Keine bessere, sondern eine Gesellschaft
Um die Gegenwart zu präsentieren, geht De Man aber erst den Schritt zurück in die Vergangenheit. Zwischen dem Law oft the Forest, dem Buchdruck und den Ablassbriefen zeigt De Man, dass manches sich seit damals nicht verändert hat. Wieder leben wir in einer Zeit des medialen Umbruchs. Angst vor einer Überfremdung? Bedrucktes Papier anstelle von Güter-Tausch? Alles schon einmal dagewesen. Aber wer sind unsere Visionäre heute? Was verbindet Europa noch außer dem ESC (der die musikalische Spur durch den Abend legt)? Welche Strategien taugen, um auf die Herausforderungen der Gegenwart zu reagieren?
Nach einigen Impressionen seiner Reise geht es um seine Recherche-Ergebnisse. Auf zwei Leinwände werden Interview-Ausschnitte projiziert, mit denen De Man interagiert. Durch Schnitt und Timing entsteht der Eindruck, dass es sich nicht nur um aufgenommenes Videomaterial, sondern um ein lebendiges Gespräch handelt.
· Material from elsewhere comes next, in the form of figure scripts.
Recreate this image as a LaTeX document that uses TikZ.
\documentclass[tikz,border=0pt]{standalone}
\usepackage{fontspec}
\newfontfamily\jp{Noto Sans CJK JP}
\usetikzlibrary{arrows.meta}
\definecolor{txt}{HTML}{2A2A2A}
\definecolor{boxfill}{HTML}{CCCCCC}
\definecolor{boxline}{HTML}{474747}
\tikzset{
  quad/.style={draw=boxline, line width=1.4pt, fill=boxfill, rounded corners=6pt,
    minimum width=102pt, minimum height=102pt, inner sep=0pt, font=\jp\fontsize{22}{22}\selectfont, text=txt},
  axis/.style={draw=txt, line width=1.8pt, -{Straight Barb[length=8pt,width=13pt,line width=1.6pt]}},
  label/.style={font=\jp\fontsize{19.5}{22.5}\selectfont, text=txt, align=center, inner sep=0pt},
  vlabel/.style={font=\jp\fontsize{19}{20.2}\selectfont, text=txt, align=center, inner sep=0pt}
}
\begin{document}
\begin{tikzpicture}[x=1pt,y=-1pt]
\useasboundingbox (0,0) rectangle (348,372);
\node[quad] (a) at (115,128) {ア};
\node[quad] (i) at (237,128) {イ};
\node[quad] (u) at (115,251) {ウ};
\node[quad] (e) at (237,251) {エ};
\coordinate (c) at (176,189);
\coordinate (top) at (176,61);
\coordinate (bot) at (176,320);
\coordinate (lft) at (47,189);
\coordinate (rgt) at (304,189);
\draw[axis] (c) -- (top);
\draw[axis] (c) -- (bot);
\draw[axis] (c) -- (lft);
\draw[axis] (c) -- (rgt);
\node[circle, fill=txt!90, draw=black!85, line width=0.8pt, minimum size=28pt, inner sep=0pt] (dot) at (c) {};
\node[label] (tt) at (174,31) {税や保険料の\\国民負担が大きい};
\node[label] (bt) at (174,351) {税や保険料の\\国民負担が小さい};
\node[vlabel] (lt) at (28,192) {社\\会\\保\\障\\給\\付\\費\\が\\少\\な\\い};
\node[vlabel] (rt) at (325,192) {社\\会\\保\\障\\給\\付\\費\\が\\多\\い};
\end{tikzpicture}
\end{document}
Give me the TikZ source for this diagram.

De Man erzählt an ausgewählten Beispielen von den Visionären, die ihm begegnet sind. Einer davon ist Engin Önder, ein türkischer ‘citizen journalist’. Önder startete aus Unzufriedenheit über die Berichterstattung der türkischen Medien einen eigenen Twitteraccount mit dem Namen 140journos. Mittlerweile ist er Chef einer Nachrichtenreaktion und eine wichtige Quelle unabhängiger Nachrichten aus der Türkei. Er betont immer wieder, dass es nicht darum gehe, eine bessere Gesellschaft zu schaffen, sondern eine Gesellschaft zu schaffen.
Kunst schützt Menschen
Oder Giorgio De Finis. Nachdem er zuvor immer als Erzähler und Befrager aufgetreten ist, schlüpft er hier zum ersten und einzigen Mal in eine Rolle und berichtet dem Publikum von De Finis’ Projekt „Metropoliz“. De Finis arbeitet in einer ehemaligen Salami-Fabrik in Rom, die von Menschen besetzt wurden, die er als leftover people beschreibt: Menschen die nicht mit der Gesellschaft mithalten können, Flüchtende, Obdachlose, Randständige. Um sie zusammenzubringen, lud er namhafte Künstler dazu ein, Kunstwerke zu schaffen aus dem, was sie in der Fabrik finden konnten. Daraus entwickelte sich eine Galerie für moderne Kunst, die heute einen Wert von mehreren Millionen Euro hat. Das Museum schafft einerseits einen Berührungspunkt zwischen den leftover people und den Besuchern, zum anderen schützt der Wert der Kunstwerke die Bewohner vor einer möglichen Vertreibung.
Am Ende drückt De Man – nun wieder Erzähler und Moderator des Abends – den Playmobil Figuren Schlagworte der Visionäre in die Hand. Die Figuren der 500 Jahre alten Veränderer, die Europa geprägt haben, tragen jetzt die Ideen einer neuen Generation, von der noch niemand sagen kann, wie sie Europa beeinflussen werden. Zu „To create a better society “, „Public Spaces“ und “Change Offline” gesellen sich „Time “, „Stories “, „Stay “. Die Botschaft: Wir brauchen Zeit und Geschichten, um zu verstehen. Und wir müssen bleiben und reden, gerade wenn wir völlig verschiedener Meinung sind, auch wenn das wehtut.
Spontan und charismatisch plaudert sich De Man in die Ernsthaftigkeit des Abends vor. Es ist ihm anzusehen, wie wichtig ihm sein Thema ist, wie sehr ihn diese Reise geprägt hat. Trotz der pointierten One-Man-Show steht nicht er im Mittelpunkt, sondern seine Erkenntnisse über die neue Generation an Visionären.
Und um diese geht es an diesem Abend, um die neue Generation, um die leftover people, um public spaces und darum Mauern niederzureißen, ohne das De Man sich dabei in utopischen Schwärmereien verliert. Natürlich ist seine Botschaft dabei keine neue. Aber in einer Zeit, in der Europa keine selbstverständliche Institution mehr zu seien scheint, schadet es nicht, diese Gedanken zu formulieren und sie auszusprechen.